A quem mudar?
O iraniano Bayazid Bistâmi, grande mestre do sufismo, deixou por escrito uma experiência sua, que volta e meia trago-a presente para meu proveito pessoal. Especialmente neste tempo pandêmico que estamos vivendo, a referida experiência tem uma grande atualidade. Ei-la:
“Na juventude, eu era um revolucionário e assim rezava: ‘Dai-me energia, ó Deus, para mudar o mundo’. Ao chegar à meia-idade, notei que metade da vida já passara sem que eu tivesse mudado ser humano algum. Então, mudei minha oração, dizendo a Deus: ‘Dai-me a graça, Senhor, de transformar os que vivem comigo dia a dia, como minha família e meus amigos; com isso já ficarei satisfeito’. Agora que sou velho e tenho os dias contados, percebo bem quanto fui tolo assim rezando. Minha oração, agora, é apenas esta: ‘Dai-me a graça, Senhor, de mudar a mim mesmo’. Se eu tivesse rezado assim, desde o princípio, não teria esbanjado a minha vida”.

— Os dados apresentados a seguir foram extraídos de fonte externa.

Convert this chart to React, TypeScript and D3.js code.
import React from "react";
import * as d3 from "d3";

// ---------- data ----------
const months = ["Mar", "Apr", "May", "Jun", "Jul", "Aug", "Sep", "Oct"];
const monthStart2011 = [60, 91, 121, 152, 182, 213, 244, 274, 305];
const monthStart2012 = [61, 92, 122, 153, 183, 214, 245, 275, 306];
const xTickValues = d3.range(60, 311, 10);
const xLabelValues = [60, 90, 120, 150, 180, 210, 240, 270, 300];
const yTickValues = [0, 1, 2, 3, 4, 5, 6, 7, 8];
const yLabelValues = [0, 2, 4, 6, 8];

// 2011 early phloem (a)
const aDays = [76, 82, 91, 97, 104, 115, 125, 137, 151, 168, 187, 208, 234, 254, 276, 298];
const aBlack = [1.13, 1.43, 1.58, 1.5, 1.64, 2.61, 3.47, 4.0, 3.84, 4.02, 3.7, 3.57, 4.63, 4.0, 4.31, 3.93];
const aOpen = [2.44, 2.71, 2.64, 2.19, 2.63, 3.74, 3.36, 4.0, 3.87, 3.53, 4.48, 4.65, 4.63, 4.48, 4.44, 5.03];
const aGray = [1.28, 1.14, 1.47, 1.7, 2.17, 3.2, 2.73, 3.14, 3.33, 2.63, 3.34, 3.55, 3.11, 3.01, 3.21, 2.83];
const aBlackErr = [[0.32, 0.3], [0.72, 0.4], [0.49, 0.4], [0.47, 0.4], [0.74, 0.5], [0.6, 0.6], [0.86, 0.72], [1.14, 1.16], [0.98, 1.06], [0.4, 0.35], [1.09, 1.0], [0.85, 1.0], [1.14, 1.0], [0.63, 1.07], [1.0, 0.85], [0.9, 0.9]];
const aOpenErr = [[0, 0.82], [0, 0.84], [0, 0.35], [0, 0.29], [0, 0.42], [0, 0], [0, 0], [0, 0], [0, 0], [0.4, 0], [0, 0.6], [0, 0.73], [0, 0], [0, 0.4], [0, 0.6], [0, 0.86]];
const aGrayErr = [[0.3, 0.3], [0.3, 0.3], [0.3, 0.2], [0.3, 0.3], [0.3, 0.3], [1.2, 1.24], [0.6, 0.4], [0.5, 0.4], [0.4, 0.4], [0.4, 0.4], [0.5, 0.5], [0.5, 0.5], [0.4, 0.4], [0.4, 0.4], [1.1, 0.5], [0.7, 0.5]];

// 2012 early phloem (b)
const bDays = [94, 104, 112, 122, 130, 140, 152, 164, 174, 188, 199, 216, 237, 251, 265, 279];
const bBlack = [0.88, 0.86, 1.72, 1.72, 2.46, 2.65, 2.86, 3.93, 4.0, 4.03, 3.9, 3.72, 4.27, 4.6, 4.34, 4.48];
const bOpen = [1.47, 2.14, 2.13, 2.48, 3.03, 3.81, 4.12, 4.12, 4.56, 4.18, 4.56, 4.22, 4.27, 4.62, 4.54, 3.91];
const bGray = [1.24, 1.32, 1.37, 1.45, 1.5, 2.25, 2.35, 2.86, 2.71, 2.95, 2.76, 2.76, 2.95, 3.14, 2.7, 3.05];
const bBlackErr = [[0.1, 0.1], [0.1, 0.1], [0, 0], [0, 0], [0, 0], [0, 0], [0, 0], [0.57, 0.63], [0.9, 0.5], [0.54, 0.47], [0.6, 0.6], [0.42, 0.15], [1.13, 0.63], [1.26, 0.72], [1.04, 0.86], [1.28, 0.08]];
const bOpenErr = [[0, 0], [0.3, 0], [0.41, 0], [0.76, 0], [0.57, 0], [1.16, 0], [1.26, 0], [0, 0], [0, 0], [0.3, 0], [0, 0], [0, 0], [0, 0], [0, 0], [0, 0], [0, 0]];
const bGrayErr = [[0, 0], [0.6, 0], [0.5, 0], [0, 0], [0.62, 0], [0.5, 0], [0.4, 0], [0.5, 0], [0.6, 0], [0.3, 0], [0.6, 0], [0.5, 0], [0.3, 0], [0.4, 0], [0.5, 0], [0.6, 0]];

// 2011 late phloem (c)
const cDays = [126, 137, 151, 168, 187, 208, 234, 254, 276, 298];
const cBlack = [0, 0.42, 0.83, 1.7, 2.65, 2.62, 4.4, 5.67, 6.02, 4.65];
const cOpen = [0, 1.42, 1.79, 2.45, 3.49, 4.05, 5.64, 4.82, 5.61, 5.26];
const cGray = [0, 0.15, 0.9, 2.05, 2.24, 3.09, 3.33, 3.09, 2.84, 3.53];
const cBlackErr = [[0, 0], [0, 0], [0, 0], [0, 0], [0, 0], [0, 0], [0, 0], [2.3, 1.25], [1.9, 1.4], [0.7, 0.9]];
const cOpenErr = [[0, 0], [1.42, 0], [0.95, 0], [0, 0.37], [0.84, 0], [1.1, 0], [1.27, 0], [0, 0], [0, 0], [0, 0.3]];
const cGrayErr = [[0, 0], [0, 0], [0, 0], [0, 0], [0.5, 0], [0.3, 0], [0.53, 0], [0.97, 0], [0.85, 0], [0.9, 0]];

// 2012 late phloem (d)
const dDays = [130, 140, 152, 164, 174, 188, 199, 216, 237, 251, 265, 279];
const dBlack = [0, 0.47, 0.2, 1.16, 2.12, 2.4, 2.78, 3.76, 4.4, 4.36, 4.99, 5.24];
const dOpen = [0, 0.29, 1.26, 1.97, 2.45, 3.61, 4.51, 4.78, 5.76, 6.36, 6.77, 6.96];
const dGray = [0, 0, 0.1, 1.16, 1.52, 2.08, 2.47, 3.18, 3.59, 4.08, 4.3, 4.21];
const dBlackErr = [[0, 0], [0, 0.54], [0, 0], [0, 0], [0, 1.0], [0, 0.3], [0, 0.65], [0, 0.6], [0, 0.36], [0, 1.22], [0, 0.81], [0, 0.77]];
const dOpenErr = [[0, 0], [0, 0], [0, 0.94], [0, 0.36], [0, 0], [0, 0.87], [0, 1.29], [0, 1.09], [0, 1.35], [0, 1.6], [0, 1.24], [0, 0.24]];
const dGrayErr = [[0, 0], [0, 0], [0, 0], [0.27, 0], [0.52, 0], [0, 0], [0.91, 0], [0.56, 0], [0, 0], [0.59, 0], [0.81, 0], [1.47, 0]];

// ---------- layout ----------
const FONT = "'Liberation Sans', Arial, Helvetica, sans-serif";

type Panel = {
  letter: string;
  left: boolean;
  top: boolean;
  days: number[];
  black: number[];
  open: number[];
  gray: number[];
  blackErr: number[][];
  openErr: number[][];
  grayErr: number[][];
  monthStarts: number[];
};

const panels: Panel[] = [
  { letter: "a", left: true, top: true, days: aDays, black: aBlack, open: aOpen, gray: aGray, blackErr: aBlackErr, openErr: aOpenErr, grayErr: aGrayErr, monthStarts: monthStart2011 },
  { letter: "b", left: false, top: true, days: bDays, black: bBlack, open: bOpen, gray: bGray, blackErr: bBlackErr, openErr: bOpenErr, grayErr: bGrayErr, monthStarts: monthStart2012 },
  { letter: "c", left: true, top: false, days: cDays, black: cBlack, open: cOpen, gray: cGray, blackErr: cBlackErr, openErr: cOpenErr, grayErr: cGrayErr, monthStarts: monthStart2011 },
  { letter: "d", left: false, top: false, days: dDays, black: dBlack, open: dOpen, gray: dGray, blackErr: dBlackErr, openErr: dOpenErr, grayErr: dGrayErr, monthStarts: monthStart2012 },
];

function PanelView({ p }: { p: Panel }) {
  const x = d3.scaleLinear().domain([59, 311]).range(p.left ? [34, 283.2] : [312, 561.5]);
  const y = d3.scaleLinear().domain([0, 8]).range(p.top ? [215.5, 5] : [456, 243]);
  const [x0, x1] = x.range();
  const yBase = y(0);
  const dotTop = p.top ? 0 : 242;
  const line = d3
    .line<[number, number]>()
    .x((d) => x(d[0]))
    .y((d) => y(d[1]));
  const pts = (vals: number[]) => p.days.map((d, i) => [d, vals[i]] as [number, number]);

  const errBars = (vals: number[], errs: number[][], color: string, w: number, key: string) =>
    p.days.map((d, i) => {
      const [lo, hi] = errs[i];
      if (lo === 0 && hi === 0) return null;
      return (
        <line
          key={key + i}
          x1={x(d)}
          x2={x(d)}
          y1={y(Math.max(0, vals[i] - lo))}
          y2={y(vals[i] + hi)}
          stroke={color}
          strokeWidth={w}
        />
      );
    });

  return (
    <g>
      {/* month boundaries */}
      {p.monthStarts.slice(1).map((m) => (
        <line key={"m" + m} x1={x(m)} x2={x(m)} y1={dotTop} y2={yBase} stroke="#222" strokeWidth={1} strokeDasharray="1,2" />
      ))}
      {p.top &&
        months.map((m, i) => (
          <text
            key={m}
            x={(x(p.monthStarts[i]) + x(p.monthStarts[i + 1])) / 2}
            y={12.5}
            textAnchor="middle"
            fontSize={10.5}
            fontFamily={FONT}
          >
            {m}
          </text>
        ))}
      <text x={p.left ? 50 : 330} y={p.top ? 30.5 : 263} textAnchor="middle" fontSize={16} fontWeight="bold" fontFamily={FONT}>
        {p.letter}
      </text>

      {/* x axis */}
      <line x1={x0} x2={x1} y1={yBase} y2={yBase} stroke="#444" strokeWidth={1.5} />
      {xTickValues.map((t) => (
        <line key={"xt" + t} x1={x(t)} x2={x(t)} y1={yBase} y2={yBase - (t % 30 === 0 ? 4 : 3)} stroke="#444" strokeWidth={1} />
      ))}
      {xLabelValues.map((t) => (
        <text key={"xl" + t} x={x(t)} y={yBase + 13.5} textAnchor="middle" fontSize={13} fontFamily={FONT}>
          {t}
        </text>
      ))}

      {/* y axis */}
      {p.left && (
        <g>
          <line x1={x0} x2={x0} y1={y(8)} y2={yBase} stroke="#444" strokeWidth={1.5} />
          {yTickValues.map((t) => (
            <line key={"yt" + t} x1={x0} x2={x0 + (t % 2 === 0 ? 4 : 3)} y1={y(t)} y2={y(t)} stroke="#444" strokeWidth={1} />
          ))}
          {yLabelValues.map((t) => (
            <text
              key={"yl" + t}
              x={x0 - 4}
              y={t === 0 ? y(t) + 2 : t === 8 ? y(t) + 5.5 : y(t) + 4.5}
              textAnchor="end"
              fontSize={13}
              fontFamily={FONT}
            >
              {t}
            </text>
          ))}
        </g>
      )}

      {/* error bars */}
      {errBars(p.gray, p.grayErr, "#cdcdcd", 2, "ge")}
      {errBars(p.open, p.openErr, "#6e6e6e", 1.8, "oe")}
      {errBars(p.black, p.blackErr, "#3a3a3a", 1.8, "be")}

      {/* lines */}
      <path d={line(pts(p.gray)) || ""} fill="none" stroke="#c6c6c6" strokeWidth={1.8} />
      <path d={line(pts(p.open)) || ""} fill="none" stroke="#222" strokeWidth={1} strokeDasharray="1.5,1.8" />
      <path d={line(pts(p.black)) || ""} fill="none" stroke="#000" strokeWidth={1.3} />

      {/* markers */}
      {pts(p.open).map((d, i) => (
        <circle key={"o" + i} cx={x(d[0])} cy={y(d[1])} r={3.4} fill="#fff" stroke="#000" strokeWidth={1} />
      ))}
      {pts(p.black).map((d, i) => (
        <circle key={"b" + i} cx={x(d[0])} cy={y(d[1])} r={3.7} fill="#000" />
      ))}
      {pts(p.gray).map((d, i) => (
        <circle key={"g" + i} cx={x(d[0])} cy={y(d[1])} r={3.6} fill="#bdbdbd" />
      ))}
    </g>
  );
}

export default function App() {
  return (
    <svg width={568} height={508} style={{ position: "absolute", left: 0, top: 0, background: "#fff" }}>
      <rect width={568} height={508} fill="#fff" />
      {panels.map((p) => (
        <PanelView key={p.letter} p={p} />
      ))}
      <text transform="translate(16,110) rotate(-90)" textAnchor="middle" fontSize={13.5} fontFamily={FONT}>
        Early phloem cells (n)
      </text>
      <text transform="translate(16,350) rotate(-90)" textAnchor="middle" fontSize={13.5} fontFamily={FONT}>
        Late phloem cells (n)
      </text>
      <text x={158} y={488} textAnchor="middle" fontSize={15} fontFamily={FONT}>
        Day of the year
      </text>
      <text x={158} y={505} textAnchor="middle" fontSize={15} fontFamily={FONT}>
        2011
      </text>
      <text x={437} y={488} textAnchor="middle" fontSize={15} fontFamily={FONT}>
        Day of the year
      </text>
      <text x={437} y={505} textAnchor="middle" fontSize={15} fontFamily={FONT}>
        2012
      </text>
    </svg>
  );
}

A experiência da pandemia, certamente aflorou bem mais o desejo do nosso ego de querer “mudar o mundo” e “mudar o outro”. Como nunca, através especialmente pelos meios virtuais, as fórmulas de “mudar o mundo” e “mudar o outro” multiplicaram-se. Algumas delas até foram e são propagadas como quase infalíveis e absolutas. Esse desejo do nosso ego, aflorado pela experiência da pandemia, é saudavelmente bem-vindo.

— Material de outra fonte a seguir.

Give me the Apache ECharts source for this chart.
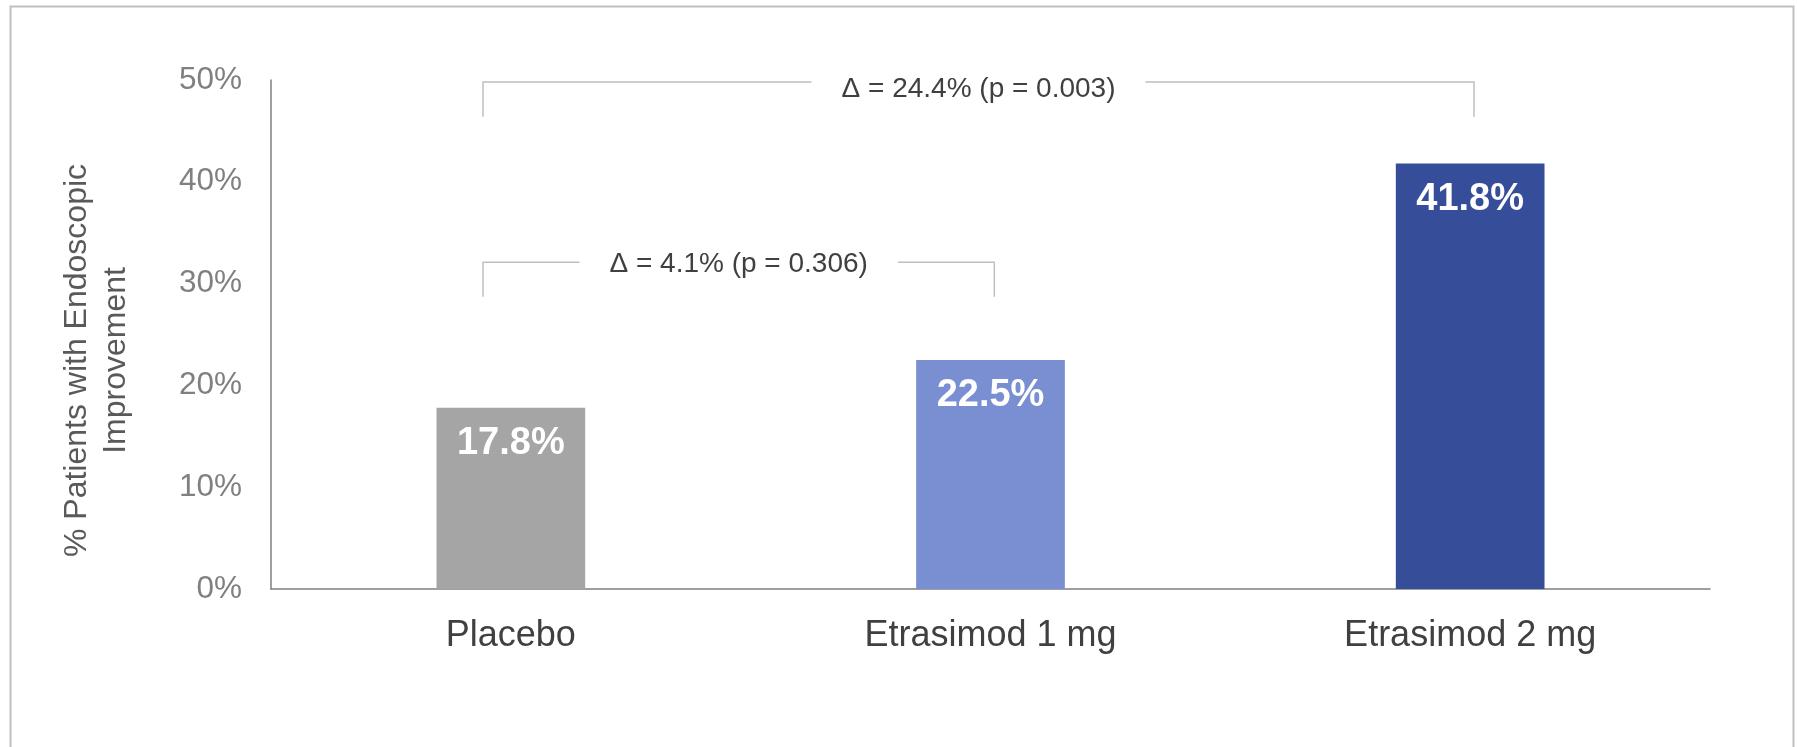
<!DOCTYPE html>
<html>
<head>
<meta charset="utf-8">
<title>Endoscopic Improvement</title>
<script src="https://cdn.jsdelivr.net/npm/echarts@6/dist/echarts.min.js"></script>
<style>
  html, body { margin: 0; padding: 0; background: #fff; }
  #chart { width: 1797px; height: 747px; }
</style>
</head>
<body>
<div id="chart"></div>
<script>
// Treatment arms and the share of patients with endoscopic improvement (%)
const categories = ['Placebo', 'Etrasimod 1 mg', 'Etrasimod 2 mg'];
const values = [17.8, 22.5, 41.8];
const barColors = ['#A5A5A5', '#798FD1', '#364E9A'];

// Y axis range (percent)
const yMin = 0;
const yMax = 50;
const yStep = 10;

// Pairwise comparisons against placebo
const compareFrom = [0, 0];
const compareTo = [1, 2];
const compareLabels = ['Δ = 4.1% (p = 0.306)', 'Δ = 24.4% (p = 0.003)'];

// Bracket heights in axis units (horizontal bar, and depth of the end ticks)
const BRACKET_LEVELS = [32.1, 49.8];
const BRACKET_DROP = 3.4;
// caption offset below each bracket bar, px
const CAPTION_DY = [2, 7];

const FONT = '"Liberation Sans", Arial, Helvetica, sans-serif';

const chart = echarts.init(document.getElementById('chart'), null, { renderer: 'canvas' });

const bracketData = compareFrom.map((f, i) => [f, compareTo[i], BRACKET_LEVELS[i]]);

const option = {
  backgroundColor: '#ffffff',
  animation: false,
  grid: { left: 271, right: 87, top: 80, bottom: 158 },
  graphic: [{
    type: 'rect',
    left: 8, top: 4,
    shape: { width: 1783, height: 742 },
    style: { fill: 'none', stroke: '#BFBFBF', lineWidth: 2 },
    silent: true,
    z: -10
  }],
  xAxis: {
    type: 'category',
    data: categories,
    axisTick: { show: false },
    axisLine: { show: true, lineStyle: { color: '#808080', width: 1.5 } },
    axisLabel: { color: '#404040', fontSize: 36, fontFamily: FONT, margin: 29 },
    splitLine: { show: false }
  },
  yAxis: {
    type: 'value',
    min: yMin, max: yMax, interval: yStep,
    axisTick: { show: false },
    axisLine: { show: true, lineStyle: { color: '#808080', width: 1.5 } },
    splitLine: { show: false },
    axisLabel: {
      formatter: '{value}%',
      color: '#808080', fontSize: 31.5, fontFamily: FONT, margin: 29
    },
    name: '% Patients with Endoscopic\nImprovement',
    nameLocation: 'middle',
    nameRotate: 90,
    nameGap: 135,
    nameTextStyle: {
      color: '#595959', fontSize: 32, fontFamily: FONT, lineHeight: 39,
      padding: [0, 52, 0, 0]
    }
  },
  series: [
    {
      type: 'bar',
      barWidth: '31%',
      data: values.map((v, i) => ({ value: v, itemStyle: { color: barColors[i] } })),
      label: {
        show: true,
        position: 'insideTop',
        distance: 17,
        formatter: p => p.value.toFixed(1) + '%',
        color: '#ffffff',
        fontSize: 38,
        fontWeight: 'bold',
        fontFamily: FONT
      },
      z: 2
    },
    {
      // comparison brackets with their Δ / p-value captions
      type: 'custom',
      coordinateSystem: 'cartesian2d',
      encode: { x: [0, 1], y: 2 },
      data: bracketData,
      clip: false,
      z: 3,
      renderItem: function (params, api) {
        const from = api.value(0);
        const to = api.value(1);
        const level = api.value(2);
        const band = api.size([1, 0])[0];
        const pL = api.coord([from, level]);
        const pR = api.coord([to, level]);
        const xL = pL[0] - 0.058 * band;
        const xR = pR[0] + 0.008 * band;
        const y = pL[1];
        const drop = api.size([0, BRACKET_DROP])[1];
        return {
          type: 'group',
          children: [
            {
              type: 'polyline',
              shape: { points: [[xL, y + drop], [xL, y], [xR, y], [xR, y + drop]] },
              style: { stroke: '#BFBFBF', lineWidth: 1.5, fill: null }
            },
            {
              type: 'text',
              x: (xL + xR) / 2,
              y: y + CAPTION_DY[params.dataIndex],
              style: {
                text: compareLabels[params.dataIndex],
                fill: '#404040',
                fontSize: 28,
                fontFamily: FONT,
                align: 'center',
                verticalAlign: 'middle',
                backgroundColor: '#ffffff',
                padding: [2, 30]
              }
            }
          ]
        };
      }
    }
  ]
};

chart.setOption(option);
</script>
</body>
</html>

Mas, o nosso Sufi Bayazid, com a sua experiência transmitida, nos faz ver que enquanto o ego se compromete com a tarefa de “mudar o mundo” e “mudar o outro”, ele corre o risco de não fazer o essencial, que é olhar para si mesmo. Mergulhar em si mesmo é a última coisa que faz, porque o ego está fixado na superfície e nas aparências, não na profundidade. Daí ser mais fácil olhar para o mundo e para o outro, examinando-os e querendo-os mudar. Porém, como o grande mestre Sufi deixa claro na sua experiência, acaba-se desperdiçando o tempo, jogando fora toda uma vida.
Aqui precisamos evocar o Mestre dos Mestres, Jesus Nazaré. Ele, que veio transformar o mundo e a humanidade (“os outros”), foi categórico na sua proposta de mudança: ela acontece na mudança de cada ser humano, e, assim, como consequência, a mudança do mundo e da humanidade (“dos outros”). No seu Sermão da Montanha, a proposta definitiva de mudança de um mundo velho para um mundo novo, de um mundo perdido para um mundo salvo, de uma humanidade velha para uma humanidade nova, de uma humanidade envolta no pecado para uma humanidade salva,passa por seres humanos “bem-aventurados”. E seres humanos bem-aventurados anunciados por ele, são seres “pobres de espírito”, “complacentes de vivência”, “mansos de coração”, “sedentos de justiça”, “ávidos de misericórdia”, “puros de coração”, “promotores da paz”, “perseguidos por causa da justiça” e “injuriados por causa do Reino de Deus” (cfMt 5).
Este mesmo Mestre, Jesus de Nazaré, quando já estava rumo à cruz pela qual mudaria o mundo e a humanidade (“os outros”), deixou claro, usando a imagem do alimento ingerido para falar da origem do puro e impuro, que a mudança vem de dentro: “Não o que entra de fora pela boca torna alguém impuro, mas sim o que vem do coração; é dele que saem as más intenções: homicídios, adultérios, fornicações, roubos, falsos testemunhos, blasfêmias” (cfMt 15). É o que o Sufi Bayazid entende quando fala da mudança que deve acontecer “em mim mesmo”.
A título de conclusão: A quem mudar? Onde veremos a mudança “no mundo e nos outros”? Pois, mudemos a nós mesmos: “sabendo que o que vem do coração precisa ser puro”! Construamos um mundo melhor: “sendo seres humanos bem-aventurados como pobres de espírito, complacentes de vivência, mansos de coração, sedentos de justiça, ávidos de misericórdia, puros de coração, promotores da paz, perseguidos por causa da justiça e injuriados por causa do Reino de Deus”! Sonhemos com uma humanidade nova a partir da pandemia covídica: “suplicando em oração a graça de mudarmos a nós mesmos sem esbanjamento de nossa vida”!